Véronique Nassour l'assure: "Nous sommes clairement pour la disparition du chèque. Le traitement par les banques est cher et répercuté de manière indirecte aux entreprises." Et, dans certains cas, "la banque prélève des commissions sur les flux payés par chèque", souligne Didier Bonet. La gratuité n'est donc qu'une façade, tant pour les utilisateurs que pour les banques.

Disparition programmée?

L'avenir du chèque est en suspens. "Il est amené à disparaître de nos moyens de paiement. Mais cela demande des développements informatiques importants. Toutes les entreprises ne peuvent pas supporter un tel investissement", souligne Didier Bonet. Reste qu'un rapport publié en novembre 2012 par Emmanuel Constans et Georges Pauget, ancien président du Crédit Agricole, prévoit une baisse de moitié des émissions de chèques d'ici à cinq ans. Mais "il ne disparaîtra pas car il correspondra toujours à certains besoins, tant chez les particuliers que dans les entreprises. Ces dernières pourraient toutefois jouer un rôle moteur dans la baisse de l'utilisation du chèque, avec les particuliers", estime Emmanuel Constans.

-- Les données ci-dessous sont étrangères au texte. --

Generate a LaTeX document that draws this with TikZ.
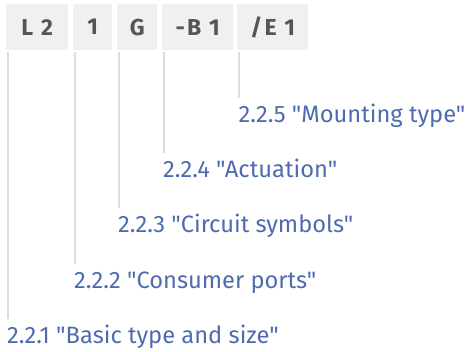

Malgré tout, "il y a un déclin naturel de l'utilisation du chèque, mais il faudrait accélérer, accompagner et organiser cette érosion, sans pour autant rendre ce mode de règlement payant. C'est pourquoi nous avons proposé un plan d'action dans lequel nous misons sur la concertation entre les professionnels par secteur d'activité, les banques, et les organisations professionnelles. Cela devra ainsi passer par des décisions politiques consensuelles plutôt que par une loi, continue-t-il. Mais les banques ne doivent pas distribuer automatiquement des chéquiers à leurs clients ", conclut-il.

Quoi qu'il en soit, "un monde sans chèque n'apporterait que des avantages", estime Véronique Nassour. Cela engendrerait un gain de temps et d'argent, tant pour l'émetteur que pour le receveur du chèque. Mais surtout, "l'impact de la disparition du chèque, pour l'entreprise, serait un pas complémentaire vers la dématérialisation, donc vers des traitements plus sécurisés, plus économiques et plus intégrés au système d'information", conclut Didier Bonet.


L'Europe a travaillé à la disparition du chèque

En Belgique, le chèque a depuis longtemps disparu du paysage des moyens de paiement. Devenu payant, son utilisation s'est érodée naturellement, le pays n'utilisant désormais que des chèques certifiés pour les grosses dépenses (équivalent du chèque de banque, payant d'ailleurs en France).

La Grande-Bretagne a voté une loi pour une disparition programmée du chèque le 31 octobre 2018, en se réservant toutefois la possibilité de revoir le dispositif en 2016 face au comportement des Britanniques.

De son côté, l'Allemagne distribuait les chèques à l'unité et payant, les banques touchant une commission sur chaque chèque. Ces derniers ont été supprimés avec l'arrivée de l'euro en 2002.

Enfin, seuls les États-Unis rivalisent avec la France, non seulement parce que chaque banque locale distribue des chéquiers à ses clients, mais aussi parce que le règlement par carte bancaire est beaucoup moins sécurisé qu'en France.